◆ **What is needed**: The records should be repeated word for word, pictures excluded.

* Start Data provided *

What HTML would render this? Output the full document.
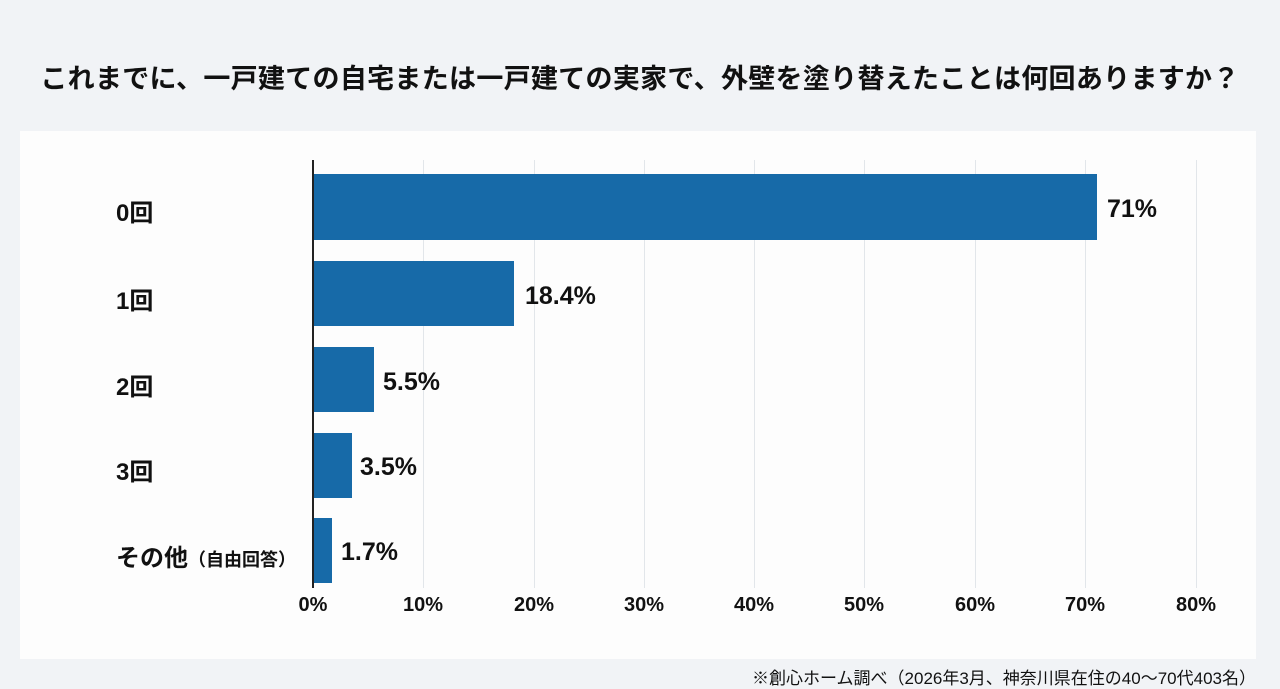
<!DOCTYPE html>
<html><head><meta charset="utf-8"><style>
body{margin:0;width:1280px;height:685px;overflow:hidden;background:#f1f3f6;font-family:"Liberation Sans","Noto Sans CJK JP",sans-serif;position:relative}
.t{position:absolute;left:0;width:1280px;top:57px;text-align:center;font-size:27px;font-weight:bold;color:#111;letter-spacing:0.3px}
.p{position:absolute;left:20px;top:131px;width:1236px;height:528px;background:#fdfdfd}
.g{position:absolute;top:160px;height:428px;width:1px;background:#e2e6ea}
.ax{position:absolute;left:312px;top:160px;width:2px;height:428px;background:#222}
.b{position:absolute;left:313px;background:#176aa8}
.v{position:absolute;font-size:25px;font-weight:bold;color:#111}
.c{position:absolute;font-size:24px;font-weight:bold;color:#111;left:116px}
.x{position:absolute;top:594px;font-size:20px;font-weight:bold;color:#111;width:80px;margin-left:-40px;text-align:center}
.f{position:absolute;right:24px;top:664px;font-size:17px;color:#111}
</style></head><body>
<div class="t">これまでに、一戸建ての自宅または一戸建ての実家で、外壁を塗り替えたことは何回ありますか？</div>
<div class="p"></div>
<div class="g" style="left:423px"></div><div class="g" style="left:534px"></div><div class="g" style="left:644px"></div><div class="g" style="left:754px"></div><div class="g" style="left:864px"></div><div class="g" style="left:975px"></div><div class="g" style="left:1085px"></div><div class="g" style="left:1196px"></div>
<div class="b" style="top:174px;height:66px;width:784px"></div>
<div class="b" style="top:261px;height:65px;width:201px"></div>
<div class="b" style="top:347px;height:65px;width:61px"></div>
<div class="b" style="top:433px;height:65px;width:39px"></div>
<div class="b" style="top:518px;height:65px;width:19px"></div>
<div class="ax"></div>
<div class="v" style="left:1107px;top:195px">71%</div>
<div class="v" style="left:525px;top:282px">18.4%</div>
<div class="v" style="left:383px;top:368px">5.5%</div>
<div class="v" style="left:360px;top:453px">3.5%</div>
<div class="v" style="left:341px;top:538px">1.7%</div>
<div class="c" style="top:193px">0回</div>
<div class="c" style="top:281px">1回</div>
<div class="c" style="top:367px">2回</div>
<div class="c" style="top:452px">3回</div>
<div class="c" style="top:538px">その他<span style="font-size:18px">（自由回答）</span></div>
<div class="x" style="left:313px">0%</div><div class="x" style="left:423px">10%</div><div class="x" style="left:534px">20%</div><div class="x" style="left:644px">30%</div><div class="x" style="left:754px">40%</div><div class="x" style="left:864px">50%</div><div class="x" style="left:975px">60%</div><div class="x" style="left:1085px">70%</div><div class="x" style="left:1196px">80%</div>
<div class="f">※創心ホーム調べ（2026年3月、神奈川県在住の40〜70代403名）</div>
</body></html>
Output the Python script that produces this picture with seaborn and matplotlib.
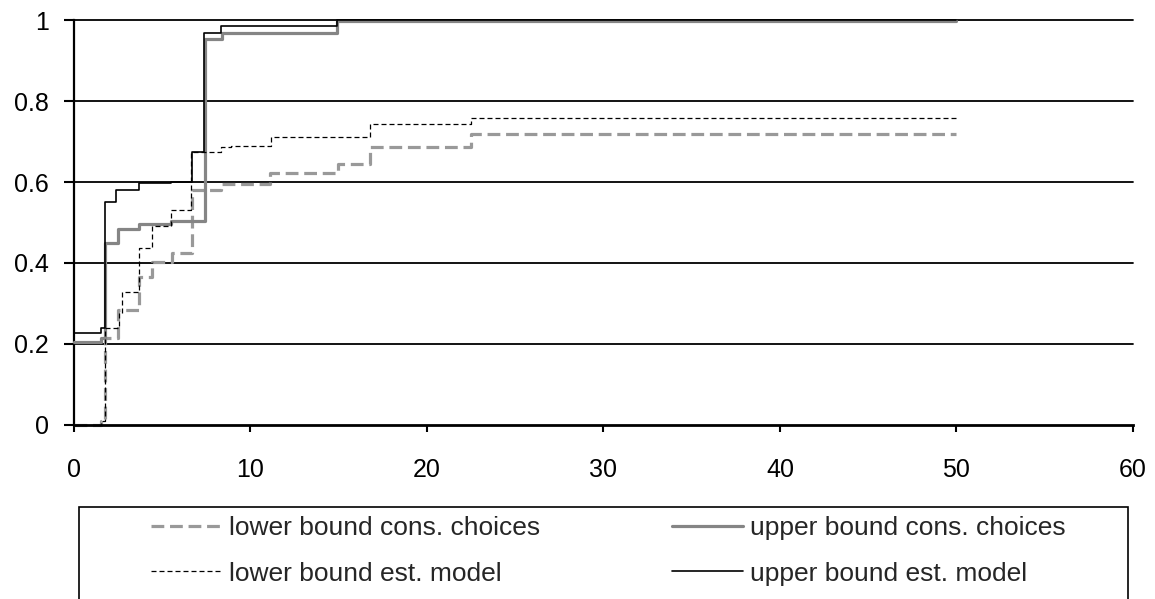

* End Data provided *

◆ **The solution**:
What HTML would render this? Output the full document.
<!DOCTYPE html>
<html><head><meta charset="utf-8"><style>
body{margin:0;width:1280px;height:685px;overflow:hidden;background:#f1f3f6;font-family:"Liberation Sans","Noto Sans CJK JP",sans-serif;position:relative}
.t{position:absolute;left:0;width:1280px;top:57px;text-align:center;font-size:27px;font-weight:bold;color:#111;letter-spacing:0.3px}
.p{position:absolute;left:20px;top:131px;width:1236px;height:528px;background:#fdfdfd}
.g{position:absolute;top:160px;height:428px;width:1px;background:#e2e6ea}
.ax{position:absolute;left:312px;top:160px;width:2px;height:428px;background:#222}
.b{position:absolute;left:313px;background:#176aa8}
.v{position:absolute;font-size:25px;font-weight:bold;color:#111}
.c{position:absolute;font-size:24px;font-weight:bold;color:#111;left:116px}
.x{position:absolute;top:594px;font-size:20px;font-weight:bold;color:#111;width:80px;margin-left:-40px;text-align:center}
.f{position:absolute;right:24px;top:664px;font-size:17px;color:#111}
</style></head><body>
<div class="t">これまでに、一戸建ての自宅または一戸建ての実家で、外壁を塗り替えたことは何回ありますか？</div>
<div class="p"></div>
<div class="g" style="left:423px"></div><div class="g" style="left:534px"></div><div class="g" style="left:644px"></div><div class="g" style="left:754px"></div><div class="g" style="left:864px"></div><div class="g" style="left:975px"></div><div class="g" style="left:1085px"></div><div class="g" style="left:1196px"></div>
<div class="b" style="top:174px;height:66px;width:784px"></div>
<div class="b" style="top:261px;height:65px;width:201px"></div>
<div class="b" style="top:347px;height:65px;width:61px"></div>
<div class="b" style="top:433px;height:65px;width:39px"></div>
<div class="b" style="top:518px;height:65px;width:19px"></div>
<div class="ax"></div>
<div class="v" style="left:1107px;top:195px">71%</div>
<div class="v" style="left:525px;top:282px">18.4%</div>
<div class="v" style="left:383px;top:368px">5.5%</div>
<div class="v" style="left:360px;top:453px">3.5%</div>
<div class="v" style="left:341px;top:538px">1.7%</div>
<div class="c" style="top:193px">0回</div>
<div class="c" style="top:281px">1回</div>
<div class="c" style="top:367px">2回</div>
<div class="c" style="top:452px">3回</div>
<div class="c" style="top:538px">その他<span style="font-size:18px">（自由回答）</span></div>
<div class="x" style="left:313px">0%</div><div class="x" style="left:423px">10%</div><div class="x" style="left:534px">20%</div><div class="x" style="left:644px">30%</div><div class="x" style="left:754px">40%</div><div class="x" style="left:864px">50%</div><div class="x" style="left:975px">60%</div><div class="x" style="left:1085px">70%</div><div class="x" style="left:1196px">80%</div>
<div class="f">※創心ホーム調べ（2026年3月、神奈川県在住の40〜70代403名）</div>
</body></html>
Output the Python script that produces this picture with seaborn and matplotlib.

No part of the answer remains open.